GRSA Stewards have confirmed that the appeal by Ossie Chegia against his four month disqualification for the positive swab returned by his greyhound Boozeroo during the Adelaide Cup series has been rejected by the Racing Appeals Tribunal.
On the 12th April 2011 GRSA Stewards completed an inquiry into the circumstances relating to the obtaining of the positive urine sample to Hydrocortisone from the greyhound Boozeroo at the Greyhound Racing SA meeting held at Angle Park on Thursday 13th January 2011.
That race was a semi final of the Group 1 Adelaide Cup and Boozeroo qualified for the 2011 Group 1 Adelaide Cup final by finishing second to Penthouse in the second Adelaide Cup Semi Final on Thursday 13th January 2011. Cosmic Chief finished third in the same race.
For an unknown reason the “A” portion of urinary swab sample was not analysed prior to the Adelaide Cup final, and Boozeroo took her place in the final. Boozeroo was subsequently disqualified from her second placing in the semi final, elevating Cosmic Chief to second qualifer in the semi final.
However as all this occurred on the 13th April 2011 and the Adelaide Cup Final was run and won on the 20th January 2011, there was no way for Cosmic Chief to take his rightful place in the final.
A similar situation is likely to occur in Victoria when GRV Stewards finally confirm that the Jason Thompson trained greyhound Proven Que Tee has returned a positive swab in the Warrnambool Cup heats but as the sample was not analysed prior to the final, Proven Que Tee raced in the final, potentially denying Radley Bale his chance in the Cup.

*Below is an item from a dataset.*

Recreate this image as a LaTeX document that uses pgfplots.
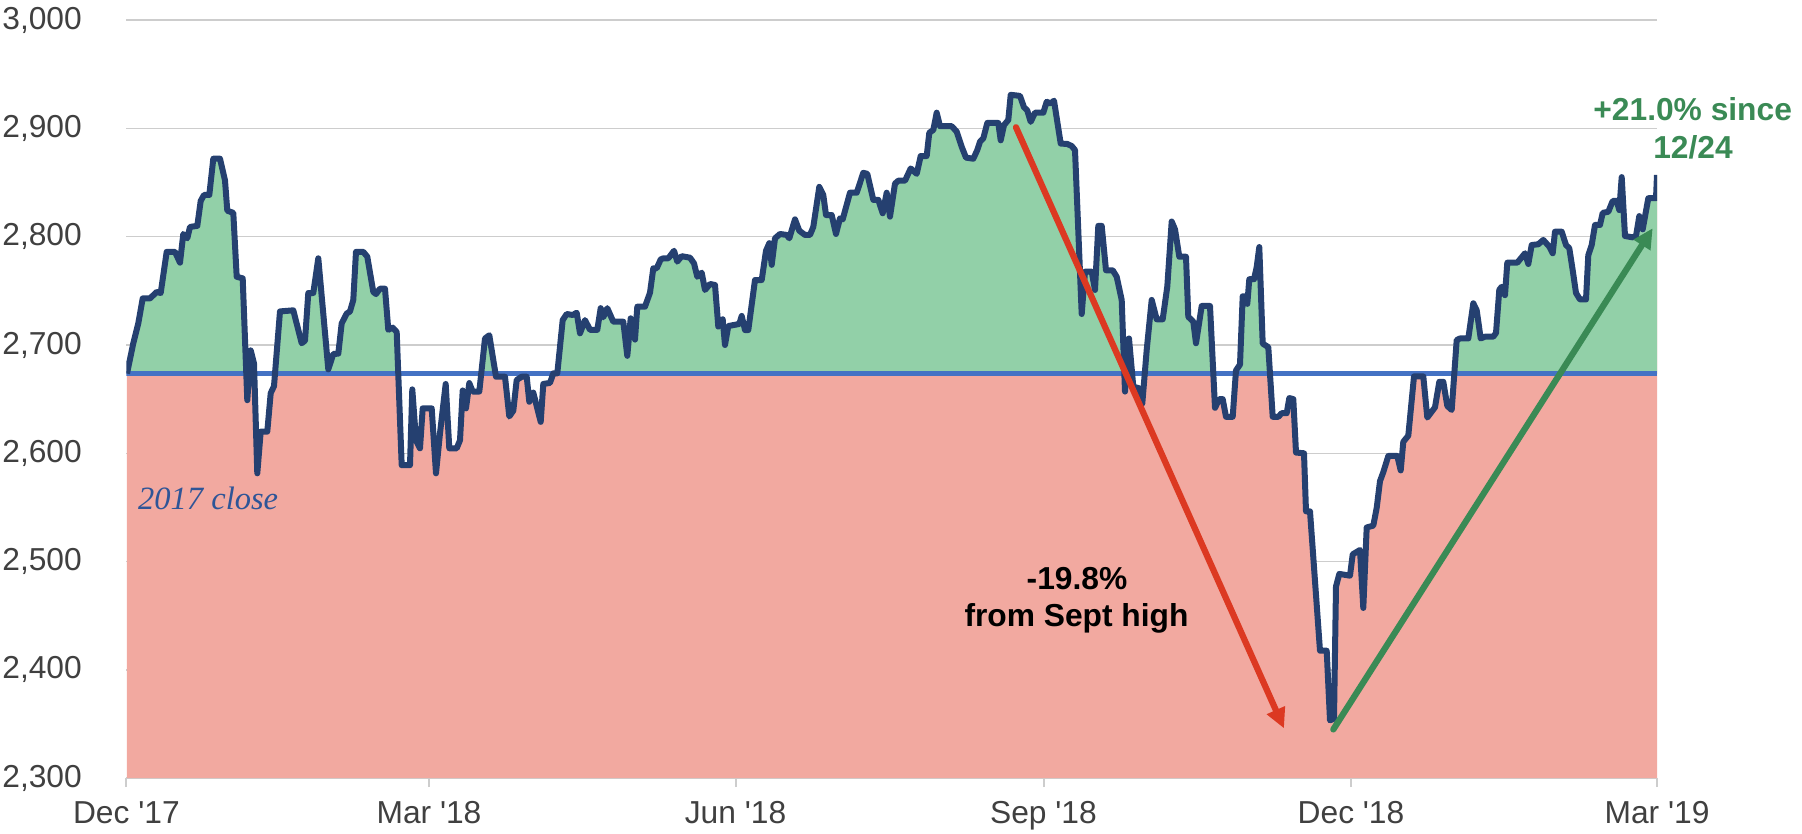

At the GRSA Stewards inquiry in mid-April Chegia was charged with a breach of the GRSA Rules Of Greyhound Racing R83 and pleaded guilty to the charge and was subsequently disqualified for a period of 4 months effective from Midnight Monday 12th April 2011. At the time Chegia was actually training a number of greyhounds for GRSA managed syndicates.
Chegia subsequently appealed to the Racing Appeals Tribunal against the GRSA Stewards decision.
That appeal was heard on Friday 10th June 2011 and the Racing Appeals Tribunal decision was that the Stewards penalty imposed remains unchanged.
While Chegia is unlikely to be happy with the final outcome, the industry as whole should be taking notice of the potential effect these retrospective disqualifications due to positive swabs might have on feature races.
What would be the outcome if Cosmic Chief’s connections decided to launch a legal challenge to have the Group 1 2011 Adelaide Cup run again?
Cosmic Chief is now officially recognised as the semi final second placegetter and as such qualified for the final. But he was denied the opportunity to race in the Group 1 final, as Boozeroo took his place.
Any potential legal outcome from such a challenge could be devastating, especially if the race was ordered to be re-run; but more likely with the high prizemoney on offer, a court would find it reasonably easy to decide that some form of financial compensation was an appropriate replacement for being denied the opportunity to race.
With races worth well over $100,000 now being run and won, it’s not hard to see how one of these such scenarios could cost the industry a significant amount financially, but also with regard to the public perception of the “professionalism” of greyhound racing.
Of course all of these scenarios and speculation are effectively avoided if the urinary swabs are analysed in a timely manner prior to the race series finals and appropriate action taken over any positives.
Why this consistently does not happen is anyone’s guess?